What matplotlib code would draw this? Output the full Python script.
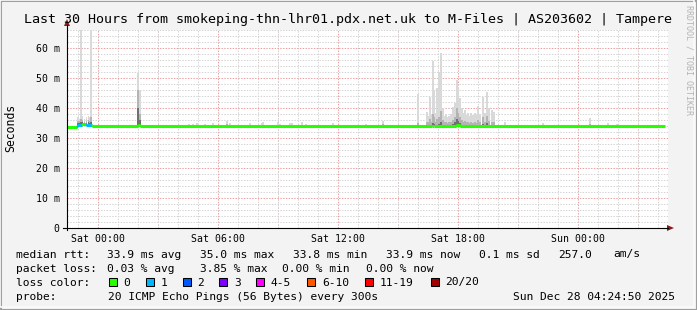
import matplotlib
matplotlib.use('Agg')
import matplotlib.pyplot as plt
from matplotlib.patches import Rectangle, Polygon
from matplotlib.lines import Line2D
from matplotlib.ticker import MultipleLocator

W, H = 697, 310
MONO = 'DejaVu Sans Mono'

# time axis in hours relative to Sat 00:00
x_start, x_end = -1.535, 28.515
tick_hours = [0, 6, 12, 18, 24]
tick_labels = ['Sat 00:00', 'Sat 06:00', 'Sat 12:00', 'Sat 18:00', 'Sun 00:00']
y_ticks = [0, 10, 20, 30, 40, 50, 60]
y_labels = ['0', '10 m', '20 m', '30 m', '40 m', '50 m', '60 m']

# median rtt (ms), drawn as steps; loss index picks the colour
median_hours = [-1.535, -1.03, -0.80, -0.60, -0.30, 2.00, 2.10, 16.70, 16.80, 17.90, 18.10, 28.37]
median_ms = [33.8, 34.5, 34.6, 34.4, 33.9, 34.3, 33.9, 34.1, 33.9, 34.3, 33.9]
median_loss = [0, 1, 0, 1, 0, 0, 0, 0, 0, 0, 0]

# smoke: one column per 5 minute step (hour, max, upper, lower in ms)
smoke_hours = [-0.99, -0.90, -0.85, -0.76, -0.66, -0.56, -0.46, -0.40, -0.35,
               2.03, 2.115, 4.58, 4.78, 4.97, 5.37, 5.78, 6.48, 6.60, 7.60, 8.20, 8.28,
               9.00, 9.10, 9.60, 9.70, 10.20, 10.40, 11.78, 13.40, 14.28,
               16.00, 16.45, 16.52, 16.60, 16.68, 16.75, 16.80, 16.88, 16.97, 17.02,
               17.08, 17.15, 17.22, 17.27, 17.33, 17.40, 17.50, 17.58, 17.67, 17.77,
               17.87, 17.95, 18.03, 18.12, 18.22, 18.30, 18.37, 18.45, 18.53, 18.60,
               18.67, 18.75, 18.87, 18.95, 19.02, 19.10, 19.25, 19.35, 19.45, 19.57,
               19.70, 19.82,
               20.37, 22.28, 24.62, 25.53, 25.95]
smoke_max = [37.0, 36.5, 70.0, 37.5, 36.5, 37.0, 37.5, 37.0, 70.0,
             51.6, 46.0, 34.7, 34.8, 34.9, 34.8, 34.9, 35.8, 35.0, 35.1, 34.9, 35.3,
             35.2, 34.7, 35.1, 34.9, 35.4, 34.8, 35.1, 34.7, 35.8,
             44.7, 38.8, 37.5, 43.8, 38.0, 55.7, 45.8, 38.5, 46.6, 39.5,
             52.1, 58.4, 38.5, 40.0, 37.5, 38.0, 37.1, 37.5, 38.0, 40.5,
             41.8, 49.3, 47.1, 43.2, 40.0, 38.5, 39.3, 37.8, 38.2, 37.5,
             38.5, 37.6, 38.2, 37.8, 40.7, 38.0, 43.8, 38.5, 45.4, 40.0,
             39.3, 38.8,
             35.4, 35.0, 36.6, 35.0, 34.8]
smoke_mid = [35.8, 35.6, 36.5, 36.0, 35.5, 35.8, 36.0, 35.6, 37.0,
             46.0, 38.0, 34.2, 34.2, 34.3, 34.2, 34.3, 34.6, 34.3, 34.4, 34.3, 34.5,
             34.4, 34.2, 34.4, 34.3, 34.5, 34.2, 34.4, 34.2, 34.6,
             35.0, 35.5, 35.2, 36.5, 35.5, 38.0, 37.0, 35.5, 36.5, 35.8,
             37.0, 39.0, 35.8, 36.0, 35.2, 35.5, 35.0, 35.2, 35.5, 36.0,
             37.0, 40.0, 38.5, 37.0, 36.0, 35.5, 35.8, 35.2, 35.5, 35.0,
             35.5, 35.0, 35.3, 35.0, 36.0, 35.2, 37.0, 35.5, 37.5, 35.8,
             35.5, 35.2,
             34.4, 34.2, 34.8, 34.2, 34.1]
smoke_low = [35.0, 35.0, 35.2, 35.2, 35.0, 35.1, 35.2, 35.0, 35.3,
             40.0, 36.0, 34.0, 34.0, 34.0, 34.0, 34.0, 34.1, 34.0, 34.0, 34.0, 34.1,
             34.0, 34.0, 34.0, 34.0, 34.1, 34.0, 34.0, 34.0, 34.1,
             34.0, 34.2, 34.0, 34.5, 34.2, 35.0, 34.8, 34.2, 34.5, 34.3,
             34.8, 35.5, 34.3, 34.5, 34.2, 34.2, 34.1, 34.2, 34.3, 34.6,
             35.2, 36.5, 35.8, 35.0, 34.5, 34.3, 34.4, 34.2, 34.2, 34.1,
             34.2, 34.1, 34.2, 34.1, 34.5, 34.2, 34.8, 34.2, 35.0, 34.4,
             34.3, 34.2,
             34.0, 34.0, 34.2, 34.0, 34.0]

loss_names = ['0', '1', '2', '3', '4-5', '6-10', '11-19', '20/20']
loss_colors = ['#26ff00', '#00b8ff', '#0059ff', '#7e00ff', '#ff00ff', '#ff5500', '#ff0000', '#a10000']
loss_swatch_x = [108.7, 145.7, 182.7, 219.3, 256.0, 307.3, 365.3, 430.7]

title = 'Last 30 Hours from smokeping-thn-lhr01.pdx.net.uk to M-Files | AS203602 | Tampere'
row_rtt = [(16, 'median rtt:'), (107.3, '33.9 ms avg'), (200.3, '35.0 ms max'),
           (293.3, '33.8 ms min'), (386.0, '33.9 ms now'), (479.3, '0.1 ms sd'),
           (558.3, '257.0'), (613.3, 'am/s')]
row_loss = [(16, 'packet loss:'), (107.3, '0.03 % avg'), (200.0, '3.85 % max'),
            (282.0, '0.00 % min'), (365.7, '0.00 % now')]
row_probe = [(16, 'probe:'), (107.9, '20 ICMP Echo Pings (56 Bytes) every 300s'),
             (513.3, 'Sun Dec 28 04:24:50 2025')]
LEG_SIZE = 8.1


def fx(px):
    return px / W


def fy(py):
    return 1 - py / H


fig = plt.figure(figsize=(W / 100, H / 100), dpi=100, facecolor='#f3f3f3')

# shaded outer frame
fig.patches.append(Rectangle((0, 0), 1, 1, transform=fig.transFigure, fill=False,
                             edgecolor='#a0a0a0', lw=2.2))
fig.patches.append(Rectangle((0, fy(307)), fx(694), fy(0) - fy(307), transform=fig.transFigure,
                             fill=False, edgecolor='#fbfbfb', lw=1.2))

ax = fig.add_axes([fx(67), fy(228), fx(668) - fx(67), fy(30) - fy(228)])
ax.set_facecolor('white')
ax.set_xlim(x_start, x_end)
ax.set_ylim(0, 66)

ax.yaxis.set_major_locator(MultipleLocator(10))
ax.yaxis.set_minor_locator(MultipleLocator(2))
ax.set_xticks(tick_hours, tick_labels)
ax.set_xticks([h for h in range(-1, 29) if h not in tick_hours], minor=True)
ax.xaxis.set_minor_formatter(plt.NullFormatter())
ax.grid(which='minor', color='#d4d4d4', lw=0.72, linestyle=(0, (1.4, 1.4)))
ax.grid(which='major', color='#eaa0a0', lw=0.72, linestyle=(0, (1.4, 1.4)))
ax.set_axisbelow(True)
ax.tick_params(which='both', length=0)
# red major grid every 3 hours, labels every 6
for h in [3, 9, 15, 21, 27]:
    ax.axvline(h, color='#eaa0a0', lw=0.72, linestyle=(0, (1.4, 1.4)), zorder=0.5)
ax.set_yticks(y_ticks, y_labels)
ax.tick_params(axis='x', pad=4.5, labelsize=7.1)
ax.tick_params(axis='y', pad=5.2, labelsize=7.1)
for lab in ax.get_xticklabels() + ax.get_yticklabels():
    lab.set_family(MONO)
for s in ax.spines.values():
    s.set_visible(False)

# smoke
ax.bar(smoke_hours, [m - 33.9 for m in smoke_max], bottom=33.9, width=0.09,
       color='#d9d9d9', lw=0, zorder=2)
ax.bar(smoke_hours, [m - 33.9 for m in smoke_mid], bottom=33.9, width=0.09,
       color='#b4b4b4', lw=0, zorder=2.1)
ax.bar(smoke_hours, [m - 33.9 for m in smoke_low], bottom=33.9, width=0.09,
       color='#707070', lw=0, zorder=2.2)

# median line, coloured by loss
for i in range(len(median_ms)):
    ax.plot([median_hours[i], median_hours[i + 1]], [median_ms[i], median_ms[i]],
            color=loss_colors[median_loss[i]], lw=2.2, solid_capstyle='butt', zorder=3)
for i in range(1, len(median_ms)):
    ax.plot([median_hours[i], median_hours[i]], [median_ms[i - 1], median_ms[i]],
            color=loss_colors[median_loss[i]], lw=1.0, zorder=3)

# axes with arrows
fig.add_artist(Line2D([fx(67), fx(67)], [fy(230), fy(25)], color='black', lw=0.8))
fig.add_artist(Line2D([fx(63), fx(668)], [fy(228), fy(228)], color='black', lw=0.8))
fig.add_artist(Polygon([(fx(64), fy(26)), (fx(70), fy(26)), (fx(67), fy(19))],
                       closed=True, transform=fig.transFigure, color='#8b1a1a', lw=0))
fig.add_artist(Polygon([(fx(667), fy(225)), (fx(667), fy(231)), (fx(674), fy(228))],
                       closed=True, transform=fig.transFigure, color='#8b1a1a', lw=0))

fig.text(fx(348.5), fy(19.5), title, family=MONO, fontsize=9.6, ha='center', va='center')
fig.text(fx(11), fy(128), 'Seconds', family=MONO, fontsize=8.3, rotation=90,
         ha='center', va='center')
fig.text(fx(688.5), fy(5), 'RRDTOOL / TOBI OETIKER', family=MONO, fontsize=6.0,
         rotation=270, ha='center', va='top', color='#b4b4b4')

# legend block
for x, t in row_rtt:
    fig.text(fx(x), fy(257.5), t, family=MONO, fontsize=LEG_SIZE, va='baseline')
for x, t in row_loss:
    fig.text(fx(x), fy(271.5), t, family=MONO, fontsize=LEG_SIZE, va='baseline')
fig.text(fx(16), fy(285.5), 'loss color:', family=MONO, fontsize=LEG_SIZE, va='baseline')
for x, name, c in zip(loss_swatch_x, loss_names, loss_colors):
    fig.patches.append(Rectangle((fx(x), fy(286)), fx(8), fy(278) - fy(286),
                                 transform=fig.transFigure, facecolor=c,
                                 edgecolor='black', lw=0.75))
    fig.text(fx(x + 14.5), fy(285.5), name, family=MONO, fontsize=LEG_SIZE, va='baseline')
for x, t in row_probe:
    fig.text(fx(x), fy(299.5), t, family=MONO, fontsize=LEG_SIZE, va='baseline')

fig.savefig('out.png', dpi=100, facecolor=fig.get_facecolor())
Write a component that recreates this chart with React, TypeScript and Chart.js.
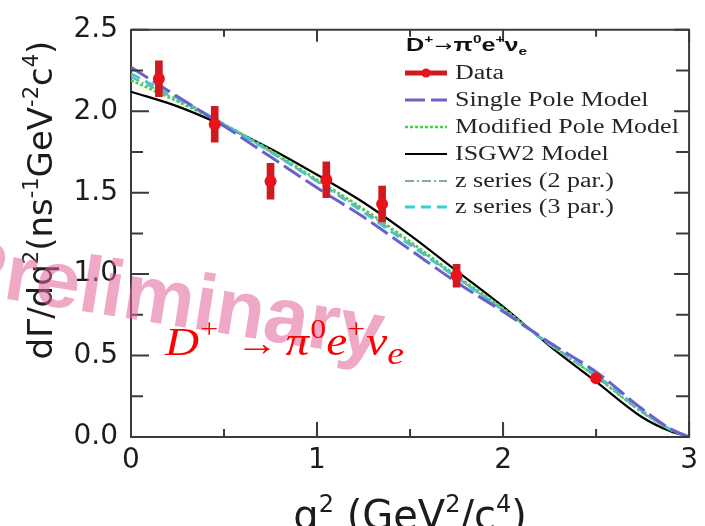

▬▬▬▬▬▬▬▬▬▬

__Required task__
Begin at the top of the records above and retype each line exactly until the line containing "0, 0, 0, 0, 0]", which is included. Skip all pictures.

__Solved problem__
What matplotlib code would draw this? Output the full Python script.
import matplotlib
matplotlib.use('Agg')
import matplotlib.pyplot as plt
from matplotlib.patches import Rectangle, Polygon
from matplotlib.lines import Line2D
from matplotlib.ticker import MultipleLocator

W, H = 697, 310
MONO = 'DejaVu Sans Mono'

# time axis in hours relative to Sat 00:00
x_start, x_end = -1.535, 28.515
tick_hours = [0, 6, 12, 18, 24]
tick_labels = ['Sat 00:00', 'Sat 06:00', 'Sat 12:00', 'Sat 18:00', 'Sun 00:00']
y_ticks = [0, 10, 20, 30, 40, 50, 60]
y_labels = ['0', '10 m', '20 m', '30 m', '40 m', '50 m', '60 m']

# median rtt (ms), drawn as steps; loss index picks the colour
median_hours = [-1.535, -1.03, -0.80, -0.60, -0.30, 2.00, 2.10, 16.70, 16.80, 17.90, 18.10, 28.37]
median_ms = [33.8, 34.5, 34.6, 34.4, 33.9, 34.3, 33.9, 34.1, 33.9, 34.3, 33.9]
median_loss = [0, 1, 0, 1, 0, 0, 0, 0, 0, 0, 0]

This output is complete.